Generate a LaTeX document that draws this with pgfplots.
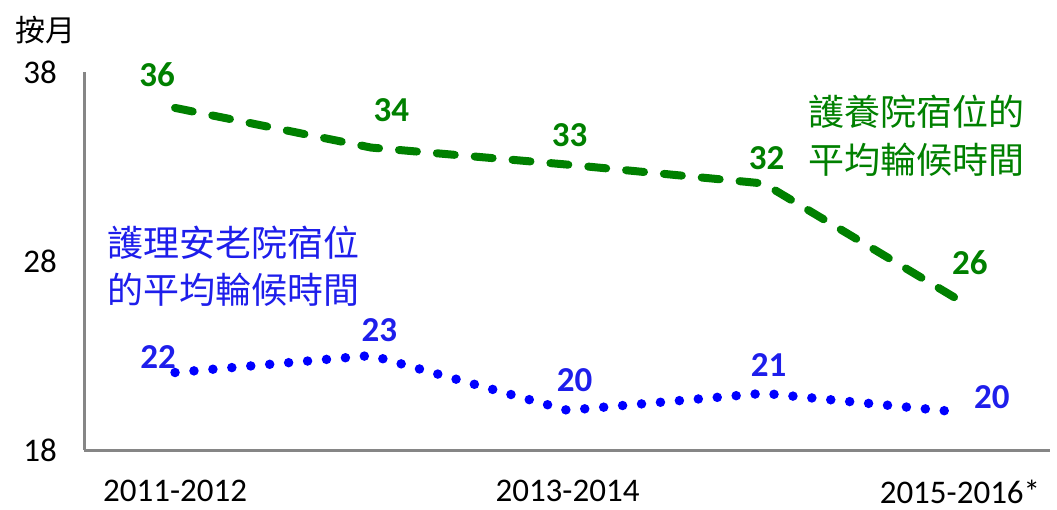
\documentclass[border=0pt]{standalone}
\usepackage{fontspec}
\setmainfont{Carlito}
\newfontfamily\cjk{Noto Sans CJK TC}
\usepackage{pgfplots}
\pgfplotsset{compat=1.18}
\definecolor{dgreen}{RGB}{0,128,0}
\definecolor{lblue}{RGB}{0,0,255}
\definecolor{tblue}{RGB}{30,30,235}
\definecolor{axgray}{RGB}{134,134,134}
\begin{document}
\begin{tikzpicture}[x=1pt,y=1pt]
\useasboundingbox (0,0) rectangle (1057,509);
\begin{axis}[
  at={(84pt,59pt)}, anchor=south west,
  scale only axis, width=966pt, height=378pt,
  xmin=-0.464, xmax=4.459, ymin=18, ymax=38,
  axis x line*=bottom, axis y line*=left,
  axis line style={draw=axgray, line width=3pt},
  xtick={0,2,4}, xticklabels={2011-2012,2013-2014,2015-2016*},
  ytick={18,28,38},
  /pgf/number format/assume math mode=true,
  major tick length=0pt,
  tick style={draw=none},
  ticklabel style={font=\fontsize{33}{38}\selectfont, text=black},
  yticklabel style={anchor=east, inner sep=0pt, xshift=-27pt},
  xticklabel style={anchor=north, inner sep=0pt, yshift=-30pt},
  clip=false,
]
\addplot[dgreen, line width=8pt, line cap=round, dash pattern=on 18pt off 20pt]
  coordinates {(0,36.1)(1,34.0)(2,33.1)(3,32.1)(4,25.9)};
\addplot[lblue, line width=9.5pt, line cap=round, dash pattern=on 0pt off 19pt]
  coordinates {(0,22.1)(1,23.0)(2,20.1)(3,21.0)(4,20.0)};
\begin{scope}[every node/.style={font=\fontsize{35}{40}\selectfont\bfseries, inner sep=0pt}]
\node[text=dgreen, xshift=-18pt, yshift=33pt] at (axis cs:0,36.1) {36};
\node[text=dgreen, xshift=20pt, yshift=37pt] at (axis cs:1,34.0) {34};
\node[text=dgreen, xshift=2pt, yshift=29pt] at (axis cs:2,33.1) {33};
\node[text=dgreen, xshift=3pt, yshift=25pt] at (axis cs:3,32.1) {32};
\node[text=dgreen, xshift=10pt, yshift=38pt] at (axis cs:4,25.9) {26};
\node[text=tblue, xshift=-17pt, yshift=15pt] at (axis cs:0,22.1) {22};
\node[text=tblue, xshift=8pt, yshift=25pt] at (axis cs:1,23.0) {23};
\node[text=tblue, xshift=7pt, yshift=30pt] at (axis cs:2,20.1) {20};
\node[text=tblue, xshift=5pt, yshift=28pt] at (axis cs:3,21.0) {21};
\node[text=tblue, xshift=32pt, yshift=15pt] at (axis cs:4,20.0) {20};
\end{scope}
\end{axis}
\node[text=dgreen, align=center, font=\cjk\fontsize{36}{48}\selectfont, inner sep=0pt] at (916,373) {護養院宿位的\\平均輪候時間};
\node[text=tblue, align=center, font=\cjk\fontsize{36}{47}\selectfont, inner sep=0pt] at (233,242.5) {護理安老院宿位\\的平均輪候時間};
\node[text=black, font=\cjk\fontsize{30}{36}\selectfont, inner sep=0pt] at (45,479) {按月};
\end{tikzpicture}
\end{document}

Problem to work on =
Your task is an exact transcription of all the data, minus the pictures.

Solution to this task =
Generate a LaTeX document that draws this with pgfplots.
\documentclass[border=0pt]{standalone}
\usepackage{fontspec}
\setmainfont{Carlito}
\newfontfamily\cjk{Noto Sans CJK TC}
\usepackage{pgfplots}
\pgfplotsset{compat=1.18}
\definecolor{dgreen}{RGB}{0,128,0}
\definecolor{lblue}{RGB}{0,0,255}
\definecolor{tblue}{RGB}{30,30,235}
\definecolor{axgray}{RGB}{134,134,134}
\begin{document}
\begin{tikzpicture}[x=1pt,y=1pt]
\useasboundingbox (0,0) rectangle (1057,509);
\begin{axis}[
  at={(84pt,59pt)}, anchor=south west,
  scale only axis, width=966pt, height=378pt,
  xmin=-0.464, xmax=4.459, ymin=18, ymax=38,
  axis x line*=bottom, axis y line*=left,
  axis line style={draw=axgray, line width=3pt},
  xtick={0,2,4}, xticklabels={2011-2012,2013-2014,2015-2016*},
  ytick={18,28,38},
  /pgf/number format/assume math mode=true,
  major tick length=0pt,
  tick style={draw=none},
  ticklabel style={font=\fontsize{33}{38}\selectfont, text=black},
  yticklabel style={anchor=east, inner sep=0pt, xshift=-27pt},
  xticklabel style={anchor=north, inner sep=0pt, yshift=-30pt},
  clip=false,
]
\addplot[dgreen, line width=8pt, line cap=round, dash pattern=on 18pt off 20pt]
  coordinates {(0,36.1)(1,34.0)(2,33.1)(3,32.1)(4,25.9)};
\addplot[lblue, line width=9.5pt, line cap=round, dash pattern=on 0pt off 19pt]
  coordinates {(0,22.1)(1,23.0)(2,20.1)(3,21.0)(4,20.0)};
\begin{scope}[every node/.style={font=\fontsize{35}{40}\selectfont\bfseries, inner sep=0pt}]
\node[text=dgreen, xshift=-18pt, yshift=33pt] at (axis cs:0,36.1) {36};
\node[text=dgreen, xshift=20pt, yshift=37pt] at (axis cs:1,34.0) {34};
\node[text=dgreen, xshift=2pt, yshift=29pt] at (axis cs:2,33.1) {33};
\node[text=dgreen, xshift=3pt, yshift=25pt] at (axis cs:3,32.1) {32};
\node[text=dgreen, xshift=10pt, yshift=38pt] at (axis cs:4,25.9) {26};
\node[text=tblue, xshift=-17pt, yshift=15pt] at (axis cs:0,22.1) {22};
\node[text=tblue, xshift=8pt, yshift=25pt] at (axis cs:1,23.0) {23};
\node[text=tblue, xshift=7pt, yshift=30pt] at (axis cs:2,20.1) {20};
\node[text=tblue, xshift=5pt, yshift=28pt] at (axis cs:3,21.0) {21};
\node[text=tblue, xshift=32pt, yshift=15pt] at (axis cs:4,20.0) {20};
\end{scope}
\end{axis}
\node[text=dgreen, align=center, font=\cjk\fontsize{36}{48}\selectfont, inner sep=0pt] at (916,373) {護養院宿位的\\平均輪候時間};
\node[text=tblue, align=center, font=\cjk\fontsize{36}{47}\selectfont, inner sep=0pt] at (233,242.5) {護理安老院宿位\\的平均輪候時間};
\node[text=black, font=\cjk\fontsize{30}{36}\selectfont, inner sep=0pt] at (45,479) {按月};
\end{tikzpicture}
\end{document}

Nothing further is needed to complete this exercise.